Human Rights Watch researchers at the border between Ingushetia and Chechnya have learned that as many as 40,000 internally displaced persons are stranded on the Chechen side of the frontier, prevented by Russian troops from crossing to safety.
According to Ruslan Maskurov, the vice premiere of Ingushetia, Russian federal forces "do not permit anyone, including doctors or nurses," to access the displaced persons column. "We cannot do anything for those stuck on the Chechen side of the border," Maskurov told Human Rights Watch.
Some 200,000 Chechens have already fled to Ingushetia, placing a heavy strain on the tiny republic's indigenous population of 347,000. Ingush authorities have protested the border closure, saying they are willing to provide a safe haven for Chechnya's noncombatant population.
The head of the line of displaced persons is three miles from the nearest Ingush border post. Russian commanders argue that the threat of infiltration and terrorism requires that they rigorously screen Chechen civilians seeking to leave the embattled republic. According to Chechens who have been through the process, the federal authorities have erected a complex security screening procedure: officials check the record of each individual through a computerized databank, search their baggage, and question them vigorously. This cumbersome apparatus is unable to quickly process the flow of displaced Chechens.

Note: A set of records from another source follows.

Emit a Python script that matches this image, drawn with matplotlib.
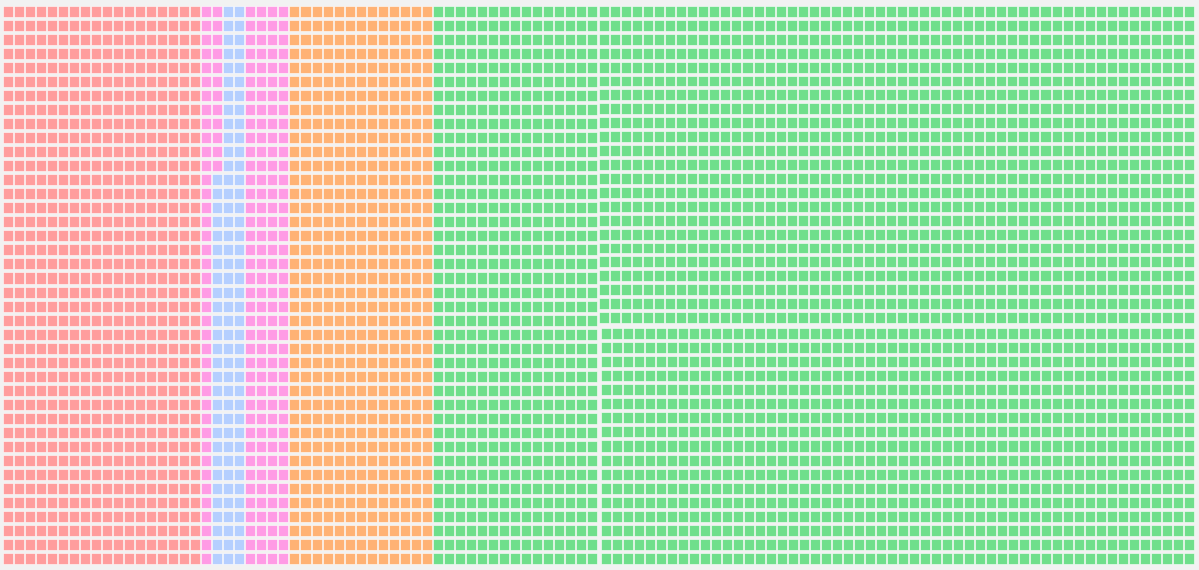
#!/usr/bin/env python3
"""
Waffle treemap: three blocks of unit cells, filled column by column.
"""

import matplotlib
matplotlib.use('Agg')
import matplotlib.pyplot as plt
from matplotlib.patches import Rectangle
from matplotlib.collections import PatchCollection

# Block 1 (left) holds several categories, blocks 2 and 3 are one category each
block1_labels = ['A', 'B', 'C', 'D', 'E', 'F']
block1_counts = [720, 52, 108, 160, 520, 600]
block1_colors = ['#ff9d9d', '#ff9be5', '#b5cfff', '#ff9be5', '#ffb274', '#6fdf8b']

block2_labels = ['G']
block2_counts = [1242]
block2_colors = ['#6fdf8b']

block3_labels = ['H']
block3_counts = [918]
block3_colors = ['#6fdf8b']

# layout of each block in pixels: (left, top, right, bottom, rows)
block_boxes = [
    (3, 5, 598, 566, 40),
    (599, 5, 1195, 325, 23),
    (601, 327, 1195, 566, 17),
]

BG = '#f2f2f2'
GAP_X = 1
GAP_Y = 3


def draw_block(ax, box, counts, colors):
    """Fill a box with unit cells, column-major, one colour per category"""
    left, top, right, bottom, rows = box
    total = sum(counts)
    cols = -(-total // rows)
    pitch_x = (right - left) / cols
    pitch_y = (bottom - top) / rows

    patches = []
    facecolors = []
    idx = 0
    for count, color in zip(counts, colors):
        for _ in range(count):
            c = idx // rows
            r = idx % rows
            # snap to whole pixels so the gaps stay crisp
            x0 = round(left + c * pitch_x)
            x1 = round(left + (c + 1) * pitch_x) - GAP_X
            y0 = round(top + r * pitch_y) + 1
            y1 = round(top + (r + 1) * pitch_y) - GAP_Y + 1
            patches.append(Rectangle((x0, y0), x1 - x0, y1 - y0))
            facecolors.append(color)
            idx += 1

    pc = PatchCollection(patches, facecolors=facecolors,
                         edgecolors=(1, 1, 1, 0.55), linewidths=0.75)
    ax.add_collection(pc)


def main():
    fig = plt.figure(figsize=(11.99, 5.70), dpi=100)
    fig.patch.set_facecolor(BG)
    ax = fig.add_axes([0, 0, 1, 1])
    ax.set_facecolor(BG)
    ax.set_xlim(0, 1199)
    ax.set_ylim(570, 0)
    ax.axis('off')

    draw_block(ax, block_boxes[0], block1_counts, block1_colors)
    draw_block(ax, block_boxes[1], block2_counts, block2_colors)
    draw_block(ax, block_boxes[2], block3_counts, block3_colors)

    fig.savefig('out.png', dpi=100, facecolor=BG)


if __name__ == "__main__":
    main()
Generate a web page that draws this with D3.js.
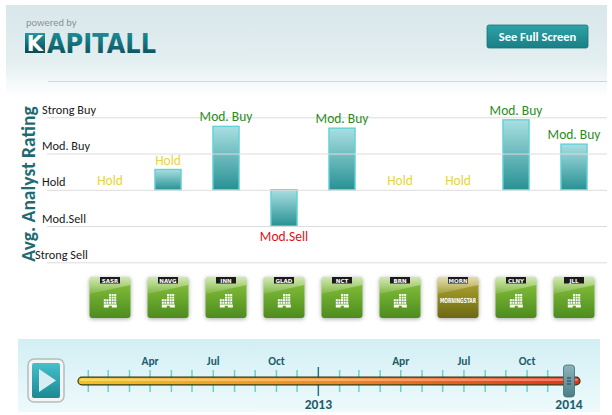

Officials at the border have stated that 153 persons crossed into Ingushetia on November 1, followed by 423 people on Nov 2. The figure for November 3 at 5 p.m. was 1026, an encouraging increase that may have been prompted by a flurry of official border visits by United Nations representatives and Russian federal authorities. As long as the cumbersome screening procedure remains in effect, however, the column of displaced civilians is likely to grow.
Despite mounting domestic and international attention, Russian forces refuse to grant journalists access to the column of displaced persons. Ingush officials, relief workers, and medical personnel are also denied access, complicating attempts to provide a minimum of basic care. Several civilians have already died in the column, reportedly as a result of heart failure.
A senior Ingush police officer told Human Rights Watch that the authorities are sending bread and water across the border, but said he was unable to verify if the supplies were reaching the intended beneficiaries. "We have no access and thus have no idea if we are helping," he said.
The Russian military should allow immediate and unimpeded access to the column of displaced persons by Ingush authorities, relief agencies, human rights monitors, and the media. By placing tens of thousands of civilians in effective quarantine, Russian forces are violating their international obligations to protect civilians. Non-combatants fleeing the bombing should have free access to Ingushetia.